Process IS Where Change HappensMarch 27, 2014 3 Comments
Process can sometimes get a bum rap in our work, as in: “I’m not a process person. I’m action-oriented.” This attitude can become a source of considerable frustration, and yet, I get it. Some people are tired of what seems like endless talk that gets them no where. And yet to translate this kind of seemingly circular conversation (what Chris Thompson has referred to as co-blaboration) as “process,” as opposed to action, does a disservice to what is essential to the work of social change. No, I’m not talking (only) about talking. I’m talking about how it is precisely at the level of process that we can make truly profound change.
As permaculturist/builder/storyteller/systems thinker/writer Joel Glanzberg says,
“Everything you see is a track of some process or combination of processes.”

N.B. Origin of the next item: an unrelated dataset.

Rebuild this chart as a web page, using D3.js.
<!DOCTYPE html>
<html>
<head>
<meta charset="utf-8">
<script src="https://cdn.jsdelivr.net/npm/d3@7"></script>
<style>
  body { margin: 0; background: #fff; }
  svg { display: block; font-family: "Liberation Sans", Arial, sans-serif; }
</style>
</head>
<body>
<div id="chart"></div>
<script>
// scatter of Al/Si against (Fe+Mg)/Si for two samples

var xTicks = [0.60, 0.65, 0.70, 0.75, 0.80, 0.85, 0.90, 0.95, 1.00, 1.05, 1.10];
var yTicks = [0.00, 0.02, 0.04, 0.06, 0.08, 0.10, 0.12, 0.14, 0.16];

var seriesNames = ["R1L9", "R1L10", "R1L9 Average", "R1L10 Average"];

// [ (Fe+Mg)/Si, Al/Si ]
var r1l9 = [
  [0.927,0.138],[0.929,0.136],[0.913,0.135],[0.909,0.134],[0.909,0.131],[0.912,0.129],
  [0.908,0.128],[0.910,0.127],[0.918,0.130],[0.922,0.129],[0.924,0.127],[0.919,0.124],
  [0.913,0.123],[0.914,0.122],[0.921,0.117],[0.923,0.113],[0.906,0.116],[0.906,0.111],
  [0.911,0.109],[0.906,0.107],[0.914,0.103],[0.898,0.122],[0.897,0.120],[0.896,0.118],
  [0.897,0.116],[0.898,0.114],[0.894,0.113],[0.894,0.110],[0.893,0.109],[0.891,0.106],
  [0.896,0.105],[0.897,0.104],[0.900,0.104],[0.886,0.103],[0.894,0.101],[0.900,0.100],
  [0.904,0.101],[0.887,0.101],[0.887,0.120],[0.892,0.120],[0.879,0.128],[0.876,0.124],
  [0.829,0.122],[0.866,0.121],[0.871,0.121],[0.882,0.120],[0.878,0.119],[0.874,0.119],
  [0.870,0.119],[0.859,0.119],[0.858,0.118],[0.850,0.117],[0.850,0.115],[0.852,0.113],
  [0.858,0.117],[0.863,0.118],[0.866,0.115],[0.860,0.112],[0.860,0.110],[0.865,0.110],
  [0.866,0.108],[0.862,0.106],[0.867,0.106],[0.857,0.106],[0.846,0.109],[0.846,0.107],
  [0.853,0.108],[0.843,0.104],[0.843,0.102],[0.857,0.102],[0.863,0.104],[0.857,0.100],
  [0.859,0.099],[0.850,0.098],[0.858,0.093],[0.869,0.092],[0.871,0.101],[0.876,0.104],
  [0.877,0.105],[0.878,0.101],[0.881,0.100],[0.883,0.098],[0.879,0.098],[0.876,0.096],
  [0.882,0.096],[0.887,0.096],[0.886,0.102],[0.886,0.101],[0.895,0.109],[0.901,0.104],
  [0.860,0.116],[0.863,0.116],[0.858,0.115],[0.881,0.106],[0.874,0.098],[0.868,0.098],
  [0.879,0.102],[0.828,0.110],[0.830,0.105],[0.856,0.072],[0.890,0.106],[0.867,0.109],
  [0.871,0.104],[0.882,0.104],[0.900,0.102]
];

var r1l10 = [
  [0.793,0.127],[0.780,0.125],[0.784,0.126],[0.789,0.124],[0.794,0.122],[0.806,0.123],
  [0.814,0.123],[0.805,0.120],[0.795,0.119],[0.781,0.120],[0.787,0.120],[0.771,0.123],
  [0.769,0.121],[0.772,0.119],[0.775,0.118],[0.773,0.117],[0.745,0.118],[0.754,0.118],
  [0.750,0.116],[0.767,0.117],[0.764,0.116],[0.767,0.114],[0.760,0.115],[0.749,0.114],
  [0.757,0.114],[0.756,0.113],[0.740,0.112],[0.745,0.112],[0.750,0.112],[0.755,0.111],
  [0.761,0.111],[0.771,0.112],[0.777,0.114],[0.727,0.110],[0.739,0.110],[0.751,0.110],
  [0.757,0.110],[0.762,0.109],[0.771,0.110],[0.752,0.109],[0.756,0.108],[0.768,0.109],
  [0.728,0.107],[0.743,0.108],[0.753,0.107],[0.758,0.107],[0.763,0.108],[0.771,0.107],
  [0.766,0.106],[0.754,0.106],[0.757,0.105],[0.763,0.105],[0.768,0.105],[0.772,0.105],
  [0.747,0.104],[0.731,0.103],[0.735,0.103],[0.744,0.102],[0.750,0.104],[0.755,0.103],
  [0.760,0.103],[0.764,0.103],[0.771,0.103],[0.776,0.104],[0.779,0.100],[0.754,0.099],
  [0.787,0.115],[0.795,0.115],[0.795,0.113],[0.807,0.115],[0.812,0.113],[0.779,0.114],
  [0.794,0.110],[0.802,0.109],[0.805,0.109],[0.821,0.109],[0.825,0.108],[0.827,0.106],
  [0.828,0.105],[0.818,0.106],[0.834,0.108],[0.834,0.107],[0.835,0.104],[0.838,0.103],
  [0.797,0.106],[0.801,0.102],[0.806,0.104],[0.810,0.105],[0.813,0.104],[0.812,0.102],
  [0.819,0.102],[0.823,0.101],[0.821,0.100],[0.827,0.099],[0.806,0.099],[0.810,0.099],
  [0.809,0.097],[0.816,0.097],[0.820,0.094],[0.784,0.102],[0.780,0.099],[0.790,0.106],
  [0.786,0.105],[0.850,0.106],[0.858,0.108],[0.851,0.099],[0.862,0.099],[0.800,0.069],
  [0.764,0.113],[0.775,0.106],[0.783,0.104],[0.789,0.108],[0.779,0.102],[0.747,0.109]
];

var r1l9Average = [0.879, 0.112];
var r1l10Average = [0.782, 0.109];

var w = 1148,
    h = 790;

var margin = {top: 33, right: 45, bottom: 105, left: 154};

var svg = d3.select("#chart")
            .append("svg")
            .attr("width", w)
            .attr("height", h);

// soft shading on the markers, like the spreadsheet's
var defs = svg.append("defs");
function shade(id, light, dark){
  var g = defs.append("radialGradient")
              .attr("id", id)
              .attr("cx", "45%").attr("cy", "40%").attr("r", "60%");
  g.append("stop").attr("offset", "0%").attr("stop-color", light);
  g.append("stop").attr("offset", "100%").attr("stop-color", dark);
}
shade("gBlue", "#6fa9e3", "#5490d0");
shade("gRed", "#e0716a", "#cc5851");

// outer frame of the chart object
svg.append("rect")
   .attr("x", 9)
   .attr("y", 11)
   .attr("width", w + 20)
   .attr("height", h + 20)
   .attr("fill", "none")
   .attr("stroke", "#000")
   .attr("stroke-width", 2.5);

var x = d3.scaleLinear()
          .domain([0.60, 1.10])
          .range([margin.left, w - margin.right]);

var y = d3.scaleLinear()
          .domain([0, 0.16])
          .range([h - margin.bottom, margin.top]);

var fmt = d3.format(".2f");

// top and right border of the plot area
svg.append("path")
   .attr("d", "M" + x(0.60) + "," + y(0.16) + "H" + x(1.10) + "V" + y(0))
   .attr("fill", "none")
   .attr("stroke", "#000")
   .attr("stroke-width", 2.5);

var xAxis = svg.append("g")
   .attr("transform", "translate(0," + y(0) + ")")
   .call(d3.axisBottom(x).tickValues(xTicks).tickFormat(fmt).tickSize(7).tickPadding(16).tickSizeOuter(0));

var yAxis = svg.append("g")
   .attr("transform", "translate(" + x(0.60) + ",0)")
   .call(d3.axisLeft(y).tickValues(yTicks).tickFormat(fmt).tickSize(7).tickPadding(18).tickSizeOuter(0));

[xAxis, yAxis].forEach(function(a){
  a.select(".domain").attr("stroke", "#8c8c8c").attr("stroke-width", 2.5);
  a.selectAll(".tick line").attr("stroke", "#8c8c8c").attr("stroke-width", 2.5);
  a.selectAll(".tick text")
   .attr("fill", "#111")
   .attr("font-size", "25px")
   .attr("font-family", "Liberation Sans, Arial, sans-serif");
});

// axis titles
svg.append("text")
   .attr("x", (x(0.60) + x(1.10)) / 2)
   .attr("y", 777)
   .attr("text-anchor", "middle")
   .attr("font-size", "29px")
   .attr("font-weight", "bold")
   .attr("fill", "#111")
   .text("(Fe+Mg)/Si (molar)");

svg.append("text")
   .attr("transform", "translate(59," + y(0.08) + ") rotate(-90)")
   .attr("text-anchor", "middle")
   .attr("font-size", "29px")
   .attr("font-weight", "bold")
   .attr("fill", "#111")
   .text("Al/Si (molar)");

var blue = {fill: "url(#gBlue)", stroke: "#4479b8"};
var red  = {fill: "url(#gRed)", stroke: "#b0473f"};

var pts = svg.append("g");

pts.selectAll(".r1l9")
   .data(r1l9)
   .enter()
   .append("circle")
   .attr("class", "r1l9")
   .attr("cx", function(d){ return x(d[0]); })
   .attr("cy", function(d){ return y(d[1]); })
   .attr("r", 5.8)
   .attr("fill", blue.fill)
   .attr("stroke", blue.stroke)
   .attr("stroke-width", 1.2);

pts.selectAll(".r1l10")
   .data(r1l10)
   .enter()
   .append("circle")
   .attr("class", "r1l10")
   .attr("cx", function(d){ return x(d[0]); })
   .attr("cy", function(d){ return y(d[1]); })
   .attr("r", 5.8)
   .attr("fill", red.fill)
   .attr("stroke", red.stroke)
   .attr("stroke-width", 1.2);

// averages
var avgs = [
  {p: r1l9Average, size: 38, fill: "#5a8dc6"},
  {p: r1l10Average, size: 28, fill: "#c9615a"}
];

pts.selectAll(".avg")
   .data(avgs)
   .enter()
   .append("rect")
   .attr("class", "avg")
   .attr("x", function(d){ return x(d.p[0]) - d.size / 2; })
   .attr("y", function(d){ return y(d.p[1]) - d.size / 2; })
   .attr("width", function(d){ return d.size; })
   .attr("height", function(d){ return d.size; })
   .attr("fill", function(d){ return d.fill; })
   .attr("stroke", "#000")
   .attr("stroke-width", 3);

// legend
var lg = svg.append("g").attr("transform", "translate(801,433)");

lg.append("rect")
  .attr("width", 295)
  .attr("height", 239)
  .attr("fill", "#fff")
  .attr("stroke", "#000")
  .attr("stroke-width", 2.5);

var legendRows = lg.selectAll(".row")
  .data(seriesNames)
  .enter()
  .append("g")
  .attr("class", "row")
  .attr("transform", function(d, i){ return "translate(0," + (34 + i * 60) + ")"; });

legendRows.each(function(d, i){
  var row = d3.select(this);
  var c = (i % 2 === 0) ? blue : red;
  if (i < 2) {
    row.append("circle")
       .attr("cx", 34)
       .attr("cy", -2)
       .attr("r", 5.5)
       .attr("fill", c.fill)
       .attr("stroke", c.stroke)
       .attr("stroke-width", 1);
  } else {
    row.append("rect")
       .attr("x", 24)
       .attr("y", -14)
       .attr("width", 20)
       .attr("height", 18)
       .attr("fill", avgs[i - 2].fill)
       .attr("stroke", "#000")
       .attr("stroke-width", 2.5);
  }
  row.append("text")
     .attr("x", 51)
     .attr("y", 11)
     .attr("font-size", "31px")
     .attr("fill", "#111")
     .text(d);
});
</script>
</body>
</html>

Every object, every “outcome” is not simply a thing or product, but a manifestation of underlying patterns of process, whether mountain or child or sickness or wealth. However, an overly mechanistic orientation can have us focusing exclusively or excessively on form, on object, on “issue,” and ignoring the underlying contributing dynamics.

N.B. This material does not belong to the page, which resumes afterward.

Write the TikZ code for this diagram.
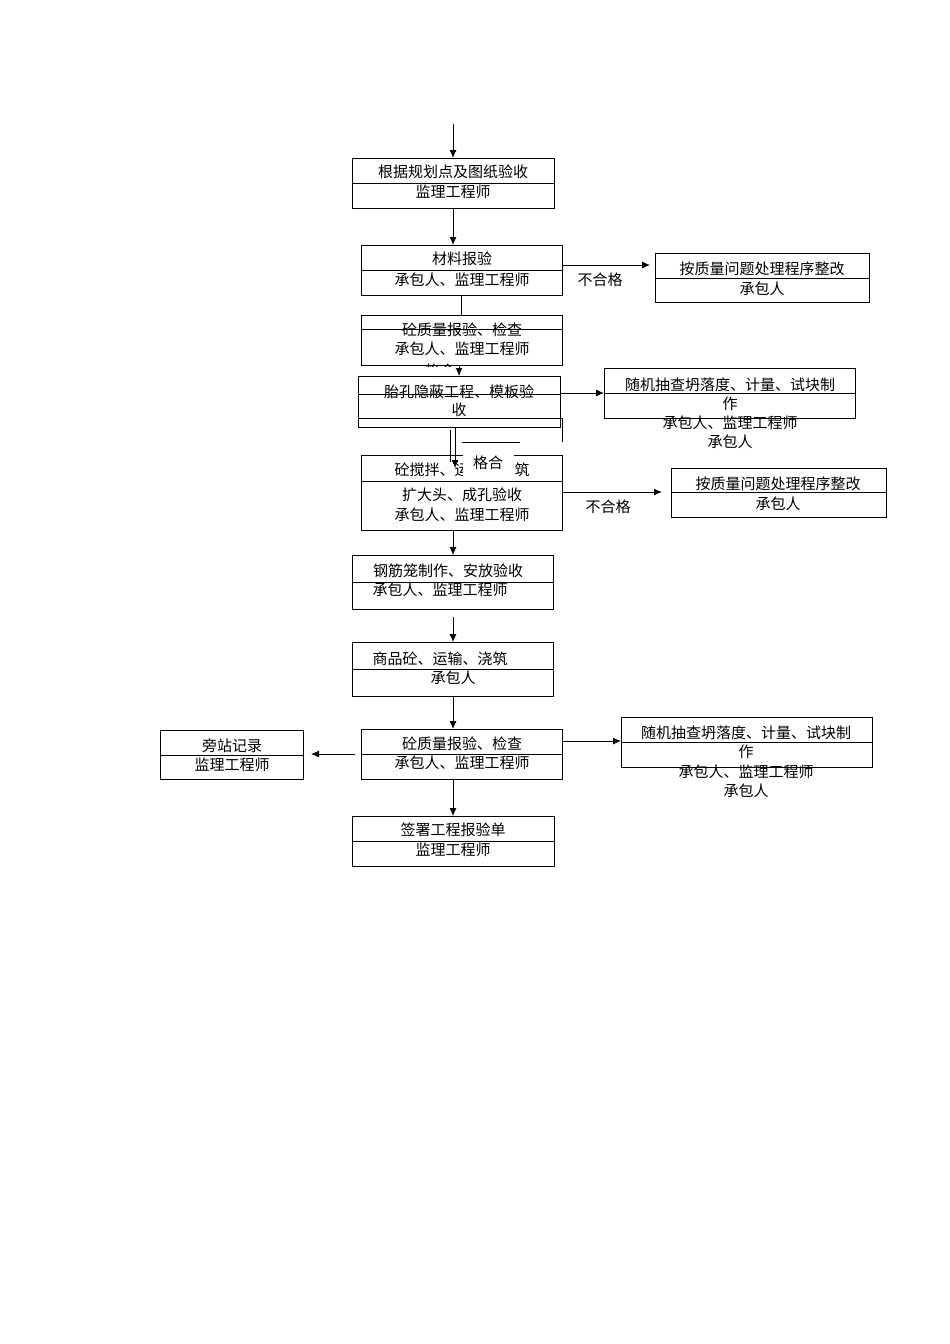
\documentclass[tikz,border=0pt]{standalone}
\usepackage{fontspec}
\setmainfont{Noto Sans CJK SC}
\usetikzlibrary{arrows.meta}
\begin{document}
\begin{tikzpicture}[x=1pt,y=-1pt,
  bx/.style={draw,line width=0.9pt},
  tx/.style={font=\fontsize{15}{17}\selectfont,inner sep=0pt},
  ar/.style={-{Latex[length=8pt,width=7pt]},line width=0.9pt},
  ln/.style={line width=0.9pt}]
\useasboundingbox (0,0) rectangle (950,1344);
\newcommand\bbox[6]{% name x1 y1 x2 y2 divider
  \draw[bx] (#2,#3) rectangle (#4,#5);
  \draw[ln] (#2,#6) -- (#4,#6);
  \coordinate (#1) at ({(#2+#4)/2},#3);}
% boxes
\bbox{b1}{352}{158}{554}{208}{183}
\node[tx] at (453,172) {根据规划点及图纸验收};
\node[tx] at (453,192) {监理工程师};
\bbox{b2}{361}{245}{562}{295}{270}
\node[tx] at (462,259) {材料报验};
\node[tx] at (462,280) {承包人、监理工程师};
\bbox{r1}{655}{253}{869}{302}{278}
\node[tx] at (762,269) {按质量问题处理程序整改};
\node[tx] at (762,289) {承包人};
\bbox{b3}{361}{315}{562}{365}{329}
\node[tx] at (462,330) {砼质量报验、检查};
\node[tx] at (462,349) {承包人、监理工程师};
\node[tx] at (440,371) {格合};
\fill[white] (415,366.5) rectangle (470,375.5);
\draw[bx] (358,376) rectangle (560,427);
\draw[ln] (358,394) -- (560,394);
\draw[ln] (358,418) -- (562,418) -- (562,442);
\node[tx] at (459,392) {胎孔隐蔽工程、模板验};
\node[tx] at (459,410) {收};
\bbox{r2}{604}{368}{855}{418}{393}
\node[tx] at (730,385) {随机抽查坍落度、计量、试块制};
\node[tx] at (730,404) {作};
\node[tx] at (730,423) {承包人、监理工程师};
\node[tx] at (730,442) {承包人};
\bbox{b5}{361}{455}{562}{530}{481}
\node[tx] at (462,470) {砼搅拌、运输、浇筑};
\node[tx] at (462,495) {扩大头、成孔验收};
\node[tx] at (462,515) {承包人、监理工程师};
\fill[white] (463,443) rectangle (514,477);
\draw[ln] (462,442) -- (520,442);
\node[tx] at (488,463) {格合};
\bbox{r3}{671}{468}{886}{517}{492}
\node[tx] at (778,484) {按质量问题处理程序整改};
\node[tx] at (778,504) {承包人};
\bbox{b6}{352}{555}{553}{609}{582}
\node[tx] at (448,571) {钢筋笼制作、安放验收};
\node[tx] at (440,590) {承包人、监理工程师};
\bbox{b7}{352}{642}{553}{696}{669}
\node[tx] at (440,659) {商品砼、运输、浇筑};
\node[tx] at (453,678) {承包人};
\bbox{b8}{361}{729}{562}{779}{754}
\node[tx] at (462,744) {砼质量报验、检查};
\node[tx] at (462,763) {承包人、监理工程师};
\bbox{lf}{160}{730}{303}{779}{755}
\node[tx] at (232,746) {旁站记录};
\node[tx] at (232,765) {监理工程师};
\bbox{r4}{621}{717}{872}{767}{742}
\node[tx] at (746,733) {随机抽查坍落度、计量、试块制};
\node[tx] at (746,752) {作};
\node[tx] at (746,772) {承包人、监理工程师};
\node[tx] at (746,791) {承包人};
\bbox{b9}{352}{816}{554}{866}{841}
\node[tx] at (453,830) {签署工程报验单};
\node[tx] at (453,850) {监理工程师};
% connectors
\coordinate (top) at (453,124);
\draw[ar] (top) -- (b1);
\draw[ar] (453,208) -- (453,245);
\draw[ln] (461,295) -- (461,315);
\draw[ar] (562,265) -- (650,265);
\node[tx] at (600,280) {不合格};
\draw[ar] (459,365) -- (459,376);
\draw[ar] (560,393) -- (604,393);
\draw[ar] (455,427) -- (455,468);
\draw[ln] (450,430) -- (450,462);
\draw[ar] (562,492) -- (662,492);
\node[tx] at (608,507) {不合格};
\draw[ar] (453,530) -- (453,555);
\draw[ar] (453,617) -- (453,642);
\draw[ar] (453,696) -- (453,729);
\draw[ar] (355,754) -- (311,754);
\draw[ar] (562,741) -- (621,741);
\draw[ar] (453,779) -- (453,816);
\end{tikzpicture}
\end{document}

Being oriented towards process is not (simply) about talking, but exploring how life happens in a given place or system. It is about inquiring into the underlying patterns of connection, flows of resources, means of interaction and exchange, how and to what/whom value is ascribed, power dynamics and inclusion, etc. This is not to say that form and structure do not matter, but without going to the level of process, it is hard to imagine achieving transformational change. Examples abound, including efforts to change what is most visible (infrastructure, programs, positions, dollars raised, land set aside) because it seems easier, more measurable, or allows (temporary) declarations of victory. But when problems resurface, or pop up in different form, are we more willing to step back and ask why? There are indications that often the response is doing more of what has proven unsuccessful and essentially perpetuating or exacerbating existing patterns.

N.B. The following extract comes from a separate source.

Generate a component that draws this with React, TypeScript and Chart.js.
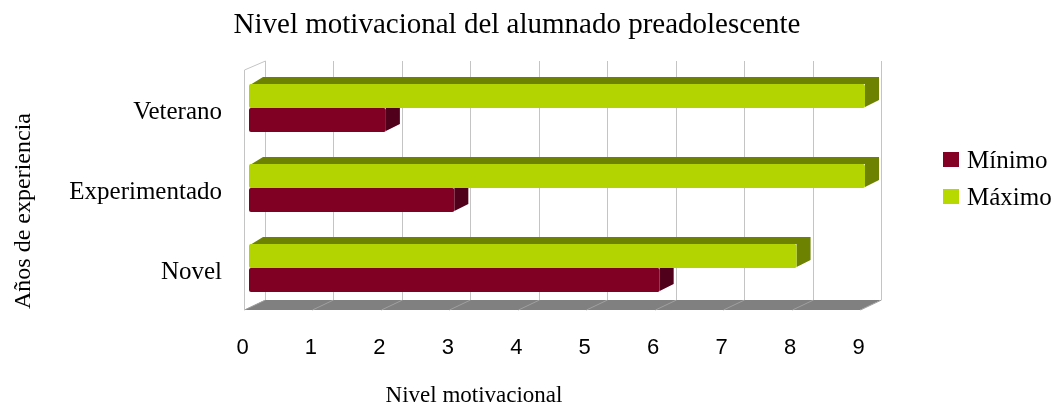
import { useEffect, useRef } from 'react';
import { Chart, registerables } from 'chart.js';

Chart.register(...registerables);

const categories = ['Veterano', 'Experimentado', 'Novel'];
const minimo = [2, 3, 6];
const maximo = [9, 9, 8];
const xTicks = [0, 1, 2, 3, 4, 5, 6, 7, 8, 9];
const seriesNames = ['Máximo', 'Mínimo'];
const titleText = 'Nivel motivacional del alumnado preadolescente';
const xTitle = 'Nivel motivacional';
const yTitle = 'Años de experiencia';

const RED = '#840024';
const RED_DARK = '#50001a';
const GREEN = '#b8d900';
const GREEN_DARK = '#6c8200';
const SERIF = '"Liberation Serif", "Times New Roman", serif';

const threeD = {
  id: 'threeD',
  beforeDatasetsDraw(chart: any) {
    const { ctx, chartArea: a, scales } = chart;
    const xs = scales.x;
    const FX = -5, FY = 2, BX = 16, BY = -8;
    const DX = 14, DY = -7;
    const px = (v: number) => xs.getPixelForValue(v);
    const x0 = px(xTicks[0]);
    const xN = px(xTicks[xTicks.length - 1]);
    ctx.save();
    // floor
    ctx.fillStyle = '#808080';
    ctx.beginPath();
    ctx.moveTo(x0 + FX, a.bottom + FY);
    ctx.lineTo(xN + FX, a.bottom + FY);
    ctx.lineTo(xN + BX, a.bottom + BY);
    ctx.lineTo(x0 + BX, a.bottom + BY);
    ctx.closePath();
    ctx.fill();
    ctx.lineWidth = 1;
    ctx.strokeStyle = '#a0a0a0';
    xTicks.forEach((v) => {
      const p = Math.round(px(v)) + 0.5;
      ctx.beginPath();
      ctx.moveTo(p + FX, a.bottom + FY);
      ctx.lineTo(p + BX, a.bottom + BY);
      ctx.stroke();
    });
    // back wall grid
    ctx.strokeStyle = '#c4c4c4';
    xTicks.forEach((v) => {
      const p = Math.round(px(v)) + 0.5;
      ctx.beginPath();
      ctx.moveTo(p + BX, a.top + BY + 1);
      ctx.lineTo(p + BX, a.bottom + BY);
      ctx.stroke();
    });
    // left wall
    const lx = Math.round(x0) + 0.5;
    ctx.beginPath();
    ctx.moveTo(lx + FX, a.bottom + FY);
    ctx.lineTo(lx + FX, a.top + FY);
    ctx.lineTo(lx + BX, a.top + BY + 1);
    ctx.stroke();
    // 3D faces of bars
    chart.data.datasets.forEach((ds: any, i: number) => {
      const meta = chart.getDatasetMeta(i);
      ctx.fillStyle = ds.sideColor;
      meta.data.forEach((el: any) => {
        const { x, y, base, height } = el.getProps(['x', 'y', 'base', 'height'], true);
        const top = y - height / 2;
        const bottom = y + height / 2;
        ctx.beginPath();
        ctx.moveTo(base + 1, top + 1);
        ctx.lineTo(base + DX, top + DY);
        ctx.lineTo(x + DX, top + DY);
        ctx.lineTo(x + DX, bottom + DY - 1);
        ctx.lineTo(x, bottom - 1);
        ctx.lineTo(x, top);
        ctx.closePath();
        ctx.fill();
      });
    });
    ctx.restore();
  },
  afterDraw(chart: any) {
    const { ctx } = chart;
    ctx.save();
    ctx.fillStyle = '#000';
    // title
    ctx.font = `29px ${SERIF}`;
    ctx.textAlign = 'center';
    ctx.textBaseline = 'alphabetic';
    ctx.fillText(titleText, 517, 33);
    // x title
    ctx.font = `23px ${SERIF}`;
    ctx.fillText(xTitle, 474, 402);
    // y title
    ctx.save();
    ctx.translate(30, 211);
    ctx.rotate(-Math.PI / 2);
    ctx.font = `24px ${SERIF}`;
    ctx.fillText(yTitle, 0, 0);
    ctx.restore();
    // legend (reverse order)
    ctx.font = `25px ${SERIF}`;
    ctx.textAlign = 'left';
    const ds = chart.data.datasets.slice().reverse();
    ds.forEach((d: any, i: number) => {
      const y = 152 + i * 37;
      ctx.fillStyle = d.legendColor;
      ctx.fillRect(943, y, 16, 15);
      ctx.fillStyle = '#000';
      ctx.fillText(d.label, 967, y + 16);
    });
    ctx.restore();
  },
};

function frontFill(base: string, light: string) {
  return (c: any) => {
    const el = c.element;
    if (!el || el.y === undefined || !el.height) return base;
    const top = el.y - el.height / 2;
    const g = c.chart.ctx.createLinearGradient(0, top, 0, top + el.height);
    g.addColorStop(0, base);
    g.addColorStop(0.3, light);
    g.addColorStop(1, base);
    return g;
  };
}

export default function App() {
  const ref = useRef<HTMLCanvasElement>(null);
  useEffect(() => {
    document.body.style.margin = '0';
    const chart = new Chart(ref.current as HTMLCanvasElement, {
      type: 'bar',
      data: {
        labels: categories,
        datasets: [
          {
            label: seriesNames[0],
            data: maximo,
            backgroundColor: frontFill('#b3d400', '#bfe000'),
            legendColor: GREEN,
            sideColor: GREEN_DARK,
            borderRadius: 2,
            borderSkipped: false,
            categoryPercentage: 0.6,
            barPercentage: 1,
          } as any,
          {
            label: seriesNames[1],
            data: minimo,
            backgroundColor: frontFill('#7f0022', '#8a0026'),
            legendColor: RED,
            sideColor: RED_DARK,
            borderRadius: 2,
            borderSkipped: false,
            categoryPercentage: 0.6,
            barPercentage: 1,
          } as any,
        ],
      },
      options: {
        indexAxis: 'y',
        responsive: false,
        animation: false,
        layout: { padding: { top: 68, right: 186, left: 0, bottom: 0 } },
        plugins: {
          legend: { display: false },
          title: { display: false },
          tooltip: { enabled: false },
        },
        scales: {
          x: {
            type: 'linear',
            min: 0,
            max: 9,
            grid: { display: false, drawTicks: false },
            border: { display: false },
            ticks: {
              stepSize: 1,
              padding: 27,
              labelOffset: -6.5,
              color: '#000',
              font: { family: '"Liberation Sans", Arial, sans-serif', size: 22 },
            },
            afterFit: (s: any) => {
              s.height = 97;
            },
          },
          y: {
            grid: { display: false, drawTicks: false },
            border: { display: false },
            ticks: {
              padding: 27,
              labelOffset: 4,
              color: '#000',
              font: { family: SERIF, size: 25 },
            },
            afterFit: (s: any) => {
              s.width = 249;
            },
          },
        },
      },
      plugins: [threeD],
    } as any);
    return () => chart.destroy();
  }, []);
  return <canvas ref={ref} width={1051} height={405} />;
}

In this sense, the place to start is here:
Again, Joel Glanzberg:
“The pattern most in need of shifting is not out there in the world, but in our minds.”
Are we willing to step back and look at the tracks of our own thinking to see how this supports or blocks our intended effects in the world? Are we willing to entertain the possibility that the fractures “out there” begin “in here”? And in recognition of the power and primordial nature of process, are we willing to trace the patterns of that thinking out into the world, to see how life is actually happening and how we might better support it to yield the effects we say we want?
I’m with you on the power and ubiquity of process. It’s hard to think seriously about anything in the social change realm without thinking about the “how.” How did things get to be the way they are? How are current outcomes being produced and reproduced? How are current arrangements affecting different people and different aspects of the environment? How will different actions lead to different outcomes?
I’m also always a bit wary of the call to changing our minds as the most important change of all. I embrace the systems thinking dictum that changing mental models and paradigms is the highest leverage thing we can do to shift systems. Yet, I have seen that notion used as an excuse to focus only on the internal state at an individualized level (e.g., bias, prejudice, etc.). The broader internal assent to mental models related to social dynamics (e.g., trickle down economics or unfettered markets will solve poverty and racial inequities) goes unexamined. And, by only focusing on the individualized level of thinking, we miss the importance of examining the kinds of thinking that fuel systems dynamics and what they produce. I know you’re not calling for that. Still want to raise this flag because the change “in here” is about more than just our personal biases and prejudices. Serious change “in here” about what we think explains injustices and what we think will correct them is desperately needed. The problems “out there” are urgent and real lives, and whole communities, are at stake in this struggle over ideas.
Agreed, Cynthia. It does feel like a both/and to me. Perhaps the suggestion should be more clearly articulated to move between the tracks of our thinking and the patterns in the world. And I think there is important work to be done on the COLLECTIVE “in here,” the dominant stories and narratives that require unpacking and reshaping for our efforts “out there” to take hold. Wanting to avoid “tactical sectarianism,” the call is perhaps more appropriately for movement on multiple fronts and to make the invisible visible.